Author's Bio
Tony Rothman
Tony Rothman is a physicist and writer. He received a B.A.in physics from Swarthmore
College
in 1975 and a Ph.D. from the Center for Relativity at the University
of Texas,
Austin
in 1981. His area of specialization is cosmology, the study of the early
universe, and he has authored about fifty scientific papers on that
subject. While a graduate student
Rothman studied Russian at Middlebury's Summer
Language
School
and at Leningrad
State
University. After leaving Texas
he did post-doctoral work in cosmology at Oxford,
Moscow
and Cape Town.
Rothman has been on the Editorial Board of Scientific
American (1988--1989). From 1990 to
1992 he was a Lecturer at Harvard. He has also been on the faculty at
Bennington, Illinois Wesleyan University and Bryn Mawr College. He currently lectures at Princeton University.

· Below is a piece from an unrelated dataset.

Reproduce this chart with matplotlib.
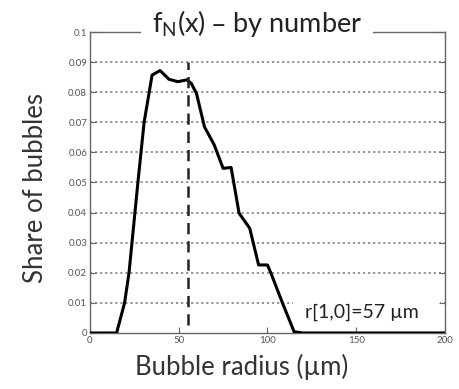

Apart from his scientific work, Rothman has
published eight books. Most recent is Everything’s Relative and Other Fables From Science and Technology (Wiley, 2003). He is also coauthor with George Sudarshan
of Doubt and Certainty (Perseus, 1998), chosen by the "A-List" as one of
the 200 most notable books of 1998. The others are a novel The World is Round (Ballantine/del Rey 1978), three collections of essays: Frontiers of Modern Physics (Dover,
1985), Science a la Mode (Princeton,
1989; paperback, 1991), A Physicist on
Madison Avenue, (Princeton, 1991); a collection of short stories about
Russia entitled Censored Tales (Macmillan
London, 1989); and Instant Physics (Ballantine, 1995).
Both Princeton
books were chosen as Library of Science Book Club selections; A Physicist on
Madison Avenue} was nominated for the Pulitzer Prize. Rothman was the
scientific editor for Sakharov's memoirs (Knopf,
1990).
In
addition Rothman has written five plays, The
Magician and the Fool, which won the Oxford
1981-1982 Experimental Theatre Club Competition; The Sand Reckoner, staged at Harvard in
1995; Melisande
(1991); Plausibility, about Hedy Lamarr and George Antheil (1998); and recently, The Fiery Angel. His work on
Galois won the Mathematical Association of America's Ford Writing Award for
1983. Rothman has contributed to The New Republic, Boston Review, Bostonia,
Scientific American, Discover, Analog, Astronomy, the Gettysburg Review and elsewhere.